A certain witticism was told by a London Dayan: “A Chazan asked the Baal Shem Tov what to do in order to avoid ‘thoughts of vanity’, during the prayers, for he always contemplated after each prayer what impression it had made oni the Kahal. In doing so, he confessed, he could not concentrate on the true Kavanah of the prayers. The Baal Shem Tov advised him: “I suggest you uncover your head from time to time, look around, and realise how the people laugh at you.”
It is a rather undignified tale, tasteless even, as told by a Dayan, to a distinguished audience. It is not clear why on earth Rabbis should involve the Baal Shem Tov.
In his work ‘Lebenshalter’, Low (nineteenth century) states: “The immoderate raising of the voice of the Chazanim, their incorrect pronunciation of Hebrew, and the drawing out of their singing were constantly subjects of complaints among Rabbis”. Low continued in the same vein: “Their method of singing has been justly called a ‘pilpul set to music.’ This was probably a reference to frequent use of coloratura. Low continued: “The prolongation of the Service was always a cause for general weariness, turned the Synagogue into a ‘conversing crowd’ rather than a praying Congregation, resulting in distortion of the real meaning of ‘T’fillah B’zibbur’.
The Rabbis of old, like those of today, complained that it was the fault of the Chazan that people conversed because they got impatient with the long service. It seems that the only time people do not talk is when the Rabbi delivers his Sermon! However, many Chazanim feel that it is easier for the masses to listen to the chanting of the Chazan than to the monotony of the preacher!
The author of the ‘Chayei Adam’, Rabbi Abraham Danzig of Vilna (1748) mentioned in his work the importance of selecting a Shaliach Zibbur for the High Festivals (see Hilchot Rosh Hashanah Klal 138, Siman 4) “It is important to be strict in choosing a Chazan for the Yamim Noraim who will be most worthy morally and ethically, and known to be a person of good deeds and good manners (Midot Tovot). He ought to be at least thirty years of age, for he would not then be inclined to the force of the Yezer Hara. He should be married, and must have a good knowledge of the T’fillot”.
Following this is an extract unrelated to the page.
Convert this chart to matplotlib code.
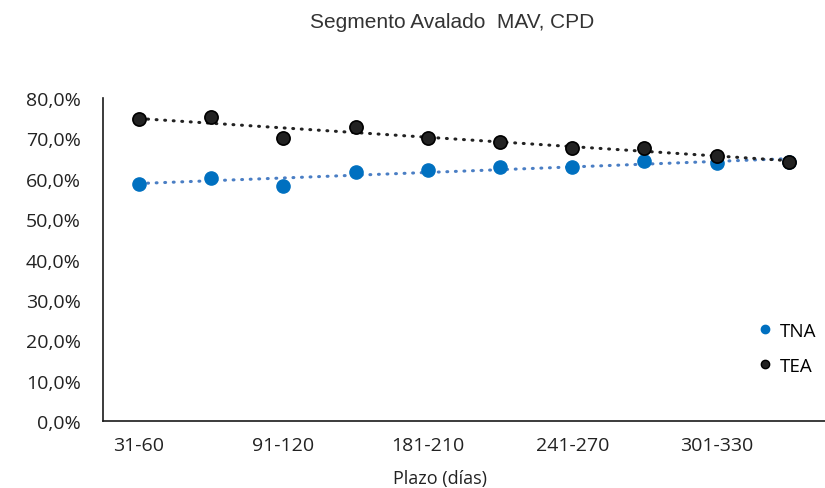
import numpy as np
import matplotlib
matplotlib.use("Agg")
import matplotlib.pyplot as plt
from matplotlib.lines import Line2D

# plazos (todos los tramos; solo se rotula uno de cada dos)
plazos = ["31-60", "61-90", "91-120", "121-180", "181-210",
          "211-240", "241-270", "271-300", "301-330", "331-360"]
tna = [58.6, 60.1, 58.2, 61.6, 62.2, 62.9, 62.9, 64.5, 64.0, 64.1]
tea = [74.8, 75.2, 70.0, 72.8, 70.0, 69.2, 67.6, 67.6, 65.7, 64.1]
yticks = [0, 10, 20, 30, 40, 50, 60, 70, 80]

blue = "#0070C0"
blue_trend = "#4A7EC4"
dark = "#222222"

fig = plt.figure(figsize=(8.25, 4.89), dpi=100)
ax = fig.add_axes([0.1248, 0.137, 0.8752, 0.6605])

x = np.arange(len(plazos))

# lineas de tendencia lineales (como en Excel)
dots = (0, (0.3, 2.5))
for vals, col in [(tna, blue_trend), (tea, dark)]:
    m, b = np.polyfit(x, vals, 1)
    ax.plot(x, m * x + b, color=col, lw=2.2, linestyle=dots,
            dash_capstyle="round", zorder=2)

ax.plot(x, tna, "o", color=blue, ms=9.5, mec=blue, zorder=3)
ax.plot(x, tea, "o", color=dark, ms=9.5, mec="black", mew=1.2, zorder=3)

ax.set_xlim(-0.5, 9.5)
ax.set_ylim(0, 80)
ax.set_yticks(yticks)
ax.set_yticklabels([f"{v:.1f}%".replace(".", ",") for v in yticks])
ax.set_xticks(x)
ax.set_xticklabels([p if i % 2 == 0 else "" for i, p in enumerate(plazos)])

for s in ["top", "right"]:
    ax.spines[s].set_visible(False)
for s in ["left", "bottom"]:
    ax.spines[s].set_linewidth(1.2)
    ax.spines[s].set_color("#1a1a1a")

ax.tick_params(axis="y", length=0, pad=16, labelsize=14, labelcolor="#222222")
ax.tick_params(axis="x", length=0, pad=11, labelsize=14, labelcolor="#222222")
for lab in ax.get_xticklabels() + ax.get_yticklabels():
    lab.set_fontfamily("Open Sans")

fig.text(0.533, 1 - 479 / 489, "Plazo (días)", ha="center", va="center",
         fontsize=13, family="Open Sans", color="#222222")

fig.text(0.548, 0.955, "Segmento Avalado  MAV, CPD", ha="center", va="center",
         fontsize=15, family="Liberation Sans", color="#333333")

handles = [Line2D([], [], ls="", marker="o", color=blue, ms=6),
           Line2D([], [], ls="", marker="o", color=dark, mec="black", ms=6)]
leg = fig.legend(handles, ["TNA", "TEA"], loc="center left",
                 bbox_to_anchor=(0.92, 0.286), frameon=False,
                 prop={"family": "Open Sans", "size": 13.5},
                 handlelength=0.6, handletextpad=0.5, labelspacing=0.9,
                 borderpad=0, borderaxespad=0)

fig.savefig("out.png", dpi=100)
Furthermore, the ‘Chayei Adam’ makes the complaint in the name of the ‘Magen Avraham': “It is grieving for me to see that some communities appoint a Sshaliach Zibbut whose only virtue is possessing a nice voice, and whose only purpose the singing of melodies without having sincere Kavanah during the prayers”. He also mentioned that the ‘Magen Avraham’, quoting the ‘Rashal’ (Rabbi Shmuel Luria) said: “The Chazanim who prolong their singing of the prayers are neither devoted to God nor to their fellow men”. Moreover, he quoted a Gaon who attacked those Chazanim whose intention, while rendering the Service was only to bring out a beautiful Nigun, but had no sincere Kavanah and devotion whatsoever in the meaning of the Prayers.
Can we sincerely say that all those faults mentioned, and all the written criticisms from the Middle Ages onwards, were not justified, or that that criticism would not be applicable today? It is hard to answer such a question, but it is sad that because of a few unsuitable Chazanim, the Rabbis found it necessary to deplore or rebuke all Chazanim.